Echoing Barnier, British Brexit minister David Davis applauded the "very productive discussions," saying, "I've been encouraged by the constructive approach that both sides have taken."

"It was clear from the opening that both of us want to achieve the best possible outcome and the strongest possible partnership," said Davis, adding that he was happy to see that there is much common ground between the two sides.

"Ever since the referendum I have been clear that my first priority is to provide certainty to European Union citizens living in the United Kingdom and to UK citizen residents in the European Union, and I know Michele has that aspiration too.

"So now that the negotiations are started we are determined to get on with the jobs and deliver that certainty as soon as possible," he said.

He said Prime Minister Theresa May will later this week update European leaders on Britain's approach on protecting citizen rights at the EU summit slated for Thursday and Friday.

"We will then publish a detailed paper outlining our offer on (next) Monday which I believe will form the right basis on which to reach agreement," he said.

"Michel and I will meet every four weeks bringing our teams together for a number of days at a time. We hope this regular rhythm will help us progress our discussions across the full range of issues very quickly," he added.

"Today marks the start of the journey for the United Kingdom and the European Union. There's a long way to go but we're off to a promising start.
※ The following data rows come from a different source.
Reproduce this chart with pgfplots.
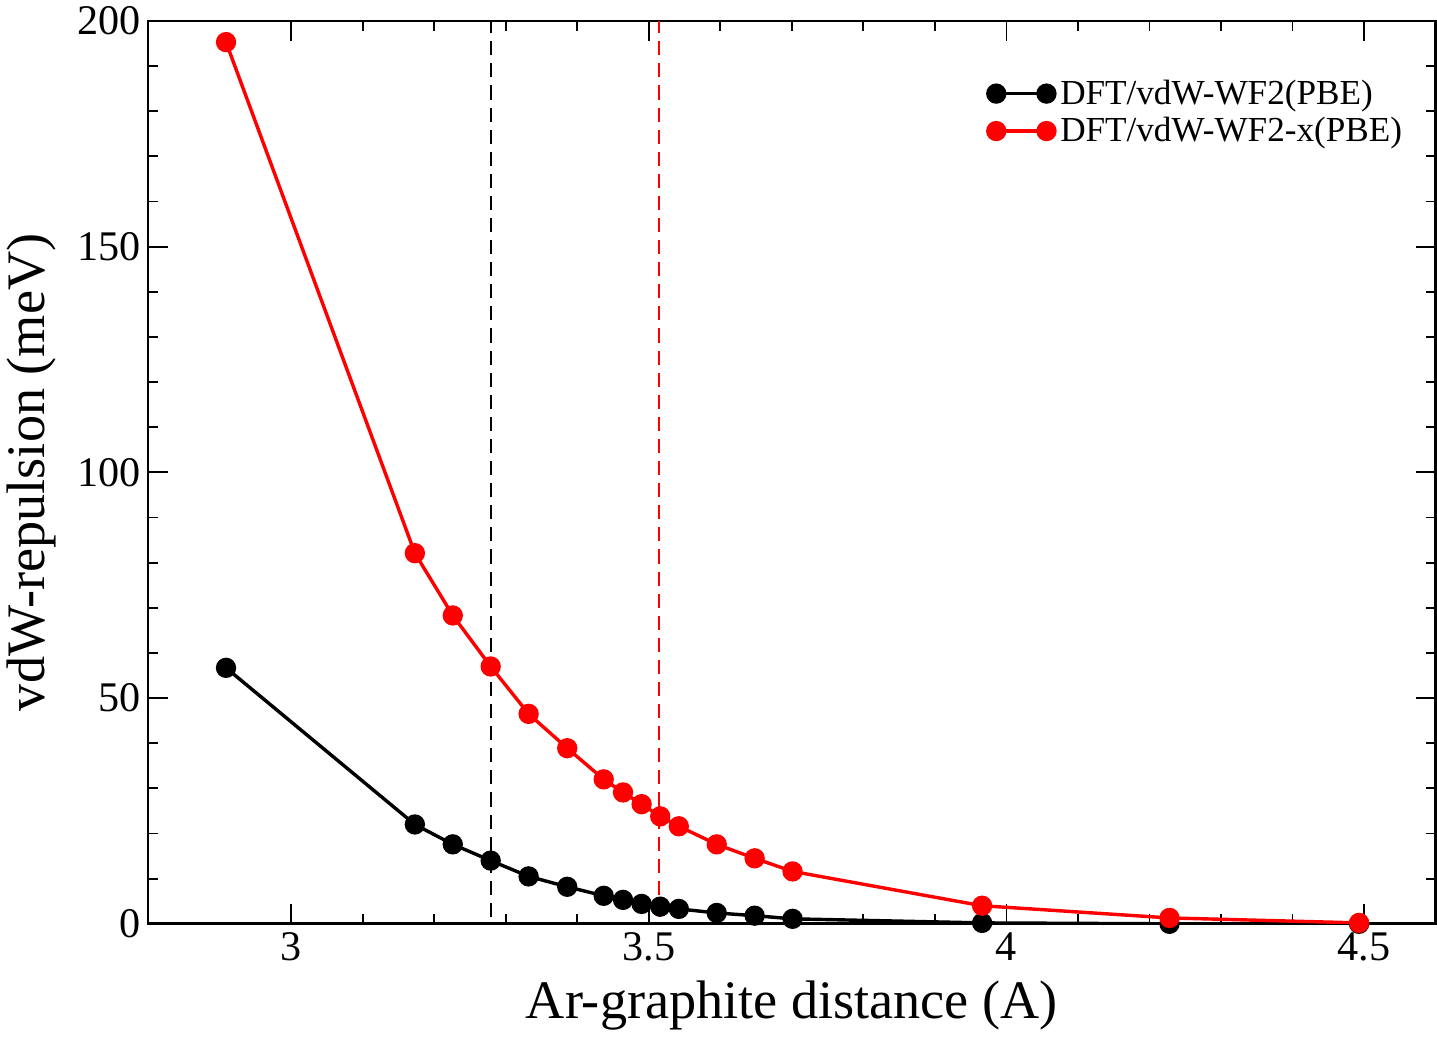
\documentclass[border=0pt]{standalone}
\usepackage{fontspec}
\setmainfont{Liberation Serif}
\usepackage{pgfplots}
\pgfplotsset{compat=1.18}

\begin{document}
\begin{tikzpicture}
\begin{axis}[
    scale only axis,
    width=641pt, height=449.5pt,
    xmin=2.8, xmax=4.6,
    ymin=0, ymax=200,
    xtick={3,3.5,4,4.5},
    minor x tick num=4,
    ytick={0,50,100,150,200},
    minor y tick num=4,
    tick align=inside,
    major tick length=10pt,
    minor tick length=5pt,
    tick style={line width=0.9pt, black},
    axis line style={line width=1.4pt},
    /pgf/number format/assume math mode=true,
    xticklabel={\pgfmathprintnumber{\tick}},
    yticklabel={\pgfmathprintnumber{\tick}},
    ticklabel style={font=\fontsize{21}{25}\selectfont},
    xticklabel style={yshift=-1pt},
    xlabel={Ar-graphite distance (A)},
    ylabel={vdW-repulsion (meV)},
    label style={font=\fontsize{27}{32}\selectfont},
    xlabel style={yshift=-3pt},
    ylabel style={yshift=4pt},
    legend style={draw=none, fill=none, at={(0.982,0.944)}, anchor=north east,
        font=\fontsize{17.5}{21}\selectfont, row sep=1pt},
    legend cell align=left,
    legend image code/.code={\draw[#1] plot coordinates {(0pt,0pt) (25pt,0pt)};
        \path (29pt,0pt);},
]

\addplot[black, line width=1.7pt, mark=*, mark size=4.2pt] coordinates {
    (2.909, 56.7)
    (3.173, 22.0)
    (3.226, 17.6)
    (3.279, 14.0)
    (3.332, 10.5)
    (3.386, 8.2)
    (3.437, 6.2)
    (3.464, 5.3)
    (3.490, 4.4)
    (3.516, 3.8)
    (3.542, 3.3)
    (3.595, 2.4)
    (3.648, 1.8)
    (3.701, 1.1)
    (3.966, 0.2)
    (4.228, 0.0)
    (4.493, 0.0)
};
\addlegendentry{DFT/vdW-WF2(PBE)}

\addplot[red, line width=1.7pt, mark=*, mark size=4.2pt] coordinates {
    (2.909, 195.3)
    (3.173, 82.1)
    (3.226, 68.3)
    (3.279, 57.0)
    (3.332, 46.5)
    (3.386, 38.9)
    (3.437, 32.0)
    (3.464, 29.1)
    (3.490, 26.5)
    (3.516, 23.8)
    (3.542, 21.6)
    (3.595, 17.6)
    (3.648, 14.5)
    (3.701, 11.6)
    (3.966, 4.0)
    (4.228, 1.3)
    (4.493, 0.2)
};
\addlegendentry{DFT/vdW-WF2-x(PBE)}

\addplot[black, line width=1pt, dash pattern=on 7pt off 4pt, forget plot] coordinates {
    (3.279, 1.5) (3.279, 200)
};
\addplot[red, line width=1pt, dash pattern=on 7pt off 4pt, forget plot] coordinates {
    (3.514, 1.5) (3.514, 200)
};

\end{axis}
\end{tikzpicture}
\end{document}
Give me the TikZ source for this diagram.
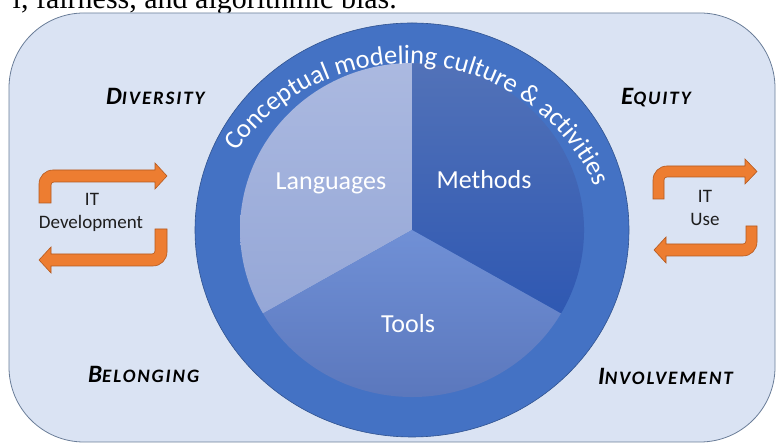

We have taken the first critical steps together; now we have a shared responsibility to deliver quick and substantive progress," he said.

Regarding the future relationship with the EU, the secretary said that Britain hasn't changed its position despite the Conservative majority was wiped out after the snap election on June 8.

"We have the Lancaster House speech, the two white papers and the article 50 letter, all backed up by a manifesto -- and so it's the same as it was before," he said, reiterating that Britain will leave the single market and seek to set up a free trade arrangement with the EU.

"Similarly we'll be leaving the Customs Union... that's the only way we can develop our free trade arrangements with the rest of the world," he added.

The EU and Britain on Monday launched the long-awaited Brexit talks at European Commission's headquarters in Brussels, nearly one year after Britain voted to leave the bloc by a narrow margin on June 23, 2016.

May sent a notification letter to the EU in late March, trigge

ring a two-year countdown to Britain's withdrawal of the bloc after more than 44 years of membership.